Why do people go to church? I suppose there are many reasons. Some of them are as feeble and frivolous as the excuses people use for not coming to church. This much is true: down through the centuries people have come together as church because of God—nothing more and nothing less. They’re like the little girl who slipped a precious ring off her finger and put it in the collection plate as it went by. Her concerned parents discussed the matter with her afterwards and assured her the church didn’t need the ring. She stiffly replied, “I wasn’t giving it to the church—I was giving it to God!”
In Psalm 122, the writer touches on some of the reasons why he rejoiced at the opportunity to come together with the people of God in worship and celebration. He begins with a truth we may have never considered—worshiping God together provides the architecture for our lives. “Jerusalem is built like a city that is closely compacted together. This is where the tribes go up—the tribes of the Lord—to praise the name of the Lord”(v. 3-4). When you were in Jerusalem for the festival, you were in a place where everything fit together. From the stones in the wall surrounding the city to those in the temple itself. There was nothing out of place, loose, or laying off to the side. There was structure and integrity in the construction that held everything together.

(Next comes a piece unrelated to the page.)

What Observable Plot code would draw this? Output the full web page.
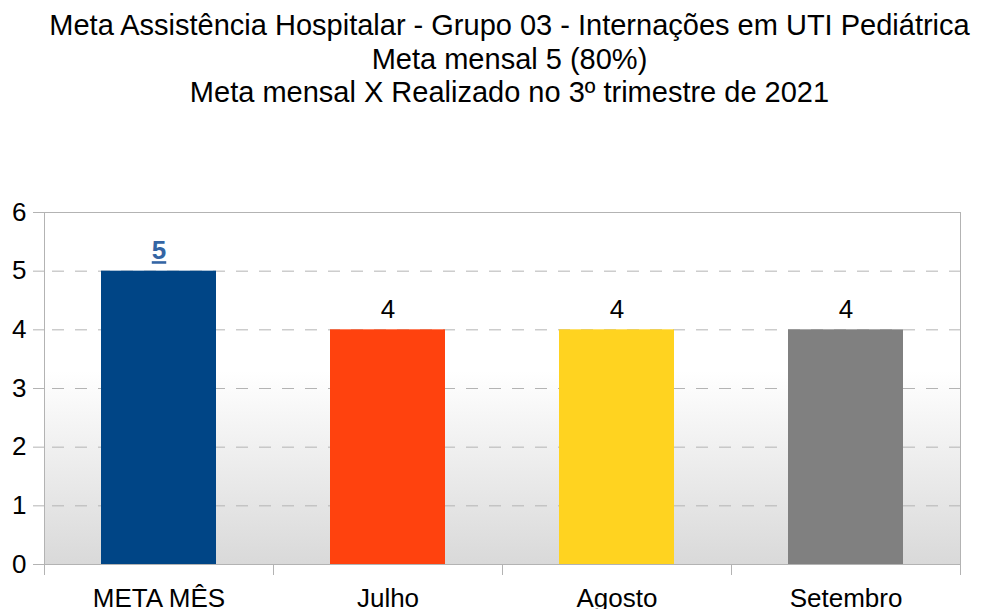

What was true physically was also true spiritually. Everything came together at Jerusalem. They were with God’s people in God’s specially appointed place, worshiping Him and celebrating His goodness as it expressed itself in the feast and their fellowship. When we gather together, our fragmented lives find fullness (the fullness that we will one day experience in the presence of God). We find the framework and structure in worship that brings the pieces of our lives together and points us in heaven’s direction.
This is where the tribes go up—the tribes of the Lord—to praise the name of the Lord.